I’m posting in the evening rather than the early morning today. In my defense, I made up a day from last week’s Tuesday posting. I hope that next week I’ll be back to the normal early Monday posts.

About Dr. J

I am Professor of Humanities at Faulkner University, where I chair the Department of Humanities and direct online M.A. and Ph.D. programs based on the Great Books of Western Civilization. I am also Associate Editor of the Journal of Faith and the Academy and a member of the faculty at Liberty Classroom.
This entry was posted in Books, Liberal Arts and tagged , , , , , , . Bookmark the permalink.

2 Responses to Dostoevsky is a Downer

  1. I think that Dosteovsky’s short stories are very under-appreciated. “Pathetic” is such a good word to describe “White Nights.” Another story of his I recommend is “The Christmas Tree” which is another devastating tour de force. So much emotion is so few pages.

  2. Jane says:

    Hippocrates, On Ancient Medicine: You are what you eat – or you are as sick as what you cannot eat. Do the prescription of chicken soup and the advice to feed a cold and starve a fever date back to the early Greeks?

    Dostoevsky, White Nights: A pitiful tale but unfortunately not an uncommon one today; lonely people abound in our often heartless society, across all ages but increasingly among the elderly. This story reminds me of Eliot’s “Love Song of J. Alfred Prufrock”:

    “Shall I part my hair behind? Do I dare to eat a peach?
    I shall wear white flannel trousers, and walk upon the beach.
    I have heard the mermaids singing, each to each.

    I do not think that they will sing to me.”

    Lucretius, On the Nature of Things, IV: Still relevant wisdom about the value and limitations of knowledge rooted in sense perceptions, the role of sleep in solidifying memory, and the ability of the rational mind to counter enslavement to the passions.

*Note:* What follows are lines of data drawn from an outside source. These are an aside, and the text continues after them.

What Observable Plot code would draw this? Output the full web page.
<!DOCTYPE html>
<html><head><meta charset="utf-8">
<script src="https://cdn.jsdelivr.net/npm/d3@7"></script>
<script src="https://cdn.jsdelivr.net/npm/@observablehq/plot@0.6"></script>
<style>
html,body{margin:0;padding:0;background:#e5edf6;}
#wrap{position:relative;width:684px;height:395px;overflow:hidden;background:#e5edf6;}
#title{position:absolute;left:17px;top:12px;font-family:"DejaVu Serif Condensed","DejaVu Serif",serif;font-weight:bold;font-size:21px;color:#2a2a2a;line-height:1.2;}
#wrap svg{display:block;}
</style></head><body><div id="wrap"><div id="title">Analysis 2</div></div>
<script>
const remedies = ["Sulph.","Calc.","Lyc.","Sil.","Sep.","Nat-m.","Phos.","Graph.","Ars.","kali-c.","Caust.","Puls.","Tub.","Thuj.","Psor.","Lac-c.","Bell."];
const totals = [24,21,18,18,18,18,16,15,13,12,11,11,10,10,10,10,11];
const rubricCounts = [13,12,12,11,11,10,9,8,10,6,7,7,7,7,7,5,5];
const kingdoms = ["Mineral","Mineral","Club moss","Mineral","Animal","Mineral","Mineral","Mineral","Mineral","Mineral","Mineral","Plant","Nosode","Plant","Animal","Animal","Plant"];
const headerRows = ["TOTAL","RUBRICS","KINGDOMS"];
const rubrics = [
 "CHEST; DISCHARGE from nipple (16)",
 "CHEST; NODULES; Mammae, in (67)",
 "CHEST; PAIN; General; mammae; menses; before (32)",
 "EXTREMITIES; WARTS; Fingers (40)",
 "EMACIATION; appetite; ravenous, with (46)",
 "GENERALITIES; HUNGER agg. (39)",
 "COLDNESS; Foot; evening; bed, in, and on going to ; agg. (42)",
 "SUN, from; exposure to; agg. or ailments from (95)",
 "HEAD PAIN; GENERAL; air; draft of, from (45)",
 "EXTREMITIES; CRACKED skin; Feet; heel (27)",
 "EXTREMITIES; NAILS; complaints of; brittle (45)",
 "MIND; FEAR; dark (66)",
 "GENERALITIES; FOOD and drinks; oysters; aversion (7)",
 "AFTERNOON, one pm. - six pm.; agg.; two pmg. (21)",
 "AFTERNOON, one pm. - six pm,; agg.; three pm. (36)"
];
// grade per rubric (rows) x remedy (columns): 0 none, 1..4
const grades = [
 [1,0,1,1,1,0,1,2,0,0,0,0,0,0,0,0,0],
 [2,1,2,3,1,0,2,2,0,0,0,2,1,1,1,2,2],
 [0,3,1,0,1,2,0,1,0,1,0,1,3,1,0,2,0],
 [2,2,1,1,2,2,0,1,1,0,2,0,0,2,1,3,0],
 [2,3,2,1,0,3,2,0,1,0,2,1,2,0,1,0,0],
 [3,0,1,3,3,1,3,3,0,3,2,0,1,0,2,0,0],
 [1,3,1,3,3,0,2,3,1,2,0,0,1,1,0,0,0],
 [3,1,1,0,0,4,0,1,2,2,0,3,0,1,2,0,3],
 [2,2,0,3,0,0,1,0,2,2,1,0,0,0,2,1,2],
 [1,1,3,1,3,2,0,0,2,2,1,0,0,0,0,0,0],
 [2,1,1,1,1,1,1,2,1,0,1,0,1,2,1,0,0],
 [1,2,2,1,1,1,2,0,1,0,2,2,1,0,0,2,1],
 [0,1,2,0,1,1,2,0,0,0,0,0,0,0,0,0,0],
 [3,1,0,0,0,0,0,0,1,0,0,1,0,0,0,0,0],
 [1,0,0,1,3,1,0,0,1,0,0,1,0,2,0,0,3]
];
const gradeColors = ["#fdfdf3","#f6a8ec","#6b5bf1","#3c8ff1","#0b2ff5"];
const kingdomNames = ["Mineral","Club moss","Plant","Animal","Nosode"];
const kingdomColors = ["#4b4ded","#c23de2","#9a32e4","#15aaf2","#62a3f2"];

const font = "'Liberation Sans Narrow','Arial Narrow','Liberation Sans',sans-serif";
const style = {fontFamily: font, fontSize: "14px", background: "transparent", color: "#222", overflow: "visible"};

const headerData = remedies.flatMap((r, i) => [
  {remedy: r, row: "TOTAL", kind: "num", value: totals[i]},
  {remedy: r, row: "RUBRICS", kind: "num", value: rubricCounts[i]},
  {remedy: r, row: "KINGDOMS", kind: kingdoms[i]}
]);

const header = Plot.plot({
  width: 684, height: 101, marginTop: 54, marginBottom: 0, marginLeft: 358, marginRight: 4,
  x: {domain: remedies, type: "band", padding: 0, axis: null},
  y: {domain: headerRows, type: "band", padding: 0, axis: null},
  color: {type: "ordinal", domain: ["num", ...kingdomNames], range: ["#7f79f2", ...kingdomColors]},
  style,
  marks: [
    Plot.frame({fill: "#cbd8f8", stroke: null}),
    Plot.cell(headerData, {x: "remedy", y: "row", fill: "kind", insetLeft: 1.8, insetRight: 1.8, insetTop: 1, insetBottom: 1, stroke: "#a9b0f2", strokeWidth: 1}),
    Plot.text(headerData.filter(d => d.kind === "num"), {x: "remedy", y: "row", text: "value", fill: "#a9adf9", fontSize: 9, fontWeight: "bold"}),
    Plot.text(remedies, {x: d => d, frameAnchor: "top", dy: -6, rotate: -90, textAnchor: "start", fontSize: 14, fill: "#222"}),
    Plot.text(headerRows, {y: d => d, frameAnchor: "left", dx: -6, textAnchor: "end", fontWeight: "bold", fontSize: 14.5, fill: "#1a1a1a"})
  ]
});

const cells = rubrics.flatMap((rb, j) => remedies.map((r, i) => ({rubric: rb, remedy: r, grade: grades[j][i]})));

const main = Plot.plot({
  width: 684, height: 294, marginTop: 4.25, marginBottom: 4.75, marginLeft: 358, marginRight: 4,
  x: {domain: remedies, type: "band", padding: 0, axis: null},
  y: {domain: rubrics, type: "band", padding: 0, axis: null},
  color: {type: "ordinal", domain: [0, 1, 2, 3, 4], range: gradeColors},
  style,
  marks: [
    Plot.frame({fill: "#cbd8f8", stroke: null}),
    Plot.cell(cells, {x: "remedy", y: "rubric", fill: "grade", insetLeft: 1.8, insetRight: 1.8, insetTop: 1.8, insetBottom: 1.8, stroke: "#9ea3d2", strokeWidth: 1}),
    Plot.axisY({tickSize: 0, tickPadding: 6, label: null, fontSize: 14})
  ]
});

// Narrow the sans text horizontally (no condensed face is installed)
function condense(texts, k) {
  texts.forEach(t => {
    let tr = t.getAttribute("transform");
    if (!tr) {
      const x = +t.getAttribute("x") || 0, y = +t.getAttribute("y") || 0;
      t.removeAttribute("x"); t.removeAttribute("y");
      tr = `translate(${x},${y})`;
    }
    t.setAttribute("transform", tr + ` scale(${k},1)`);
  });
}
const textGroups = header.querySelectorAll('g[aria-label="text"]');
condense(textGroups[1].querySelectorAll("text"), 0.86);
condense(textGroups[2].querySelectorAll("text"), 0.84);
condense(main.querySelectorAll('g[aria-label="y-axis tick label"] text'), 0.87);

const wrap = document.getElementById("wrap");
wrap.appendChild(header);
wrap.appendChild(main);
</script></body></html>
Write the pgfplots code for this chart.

    Locke, Concerning Civil Government: Locke argues that the purpose of government is to protect property, shorthand for the individual’s right to prevent others from taking his life, liberty or happiness. If a government fails in this task, the people would be justified in dissolving it and creating a new one. I am adopting this passage as a rallying cry toward overturning the corrosive congressional Trump-GOP nightmare in the 2018 midterm elections:
    “Whensover the legislative…either by ambition, fear, folly, or corruption, endeavor to grasp themselves, or put into the hands of any other, an absolute power over the lives, liberties, and estates of the people, by this breach of trust they forfeit the power the people had put into their hands for contrary ends, and it devolves to the people, who have a right to resume their original liberty, and by the establishment of a new legislative (such as they shall think fit), provide for their own safety and security, which is the end for which they are in society.”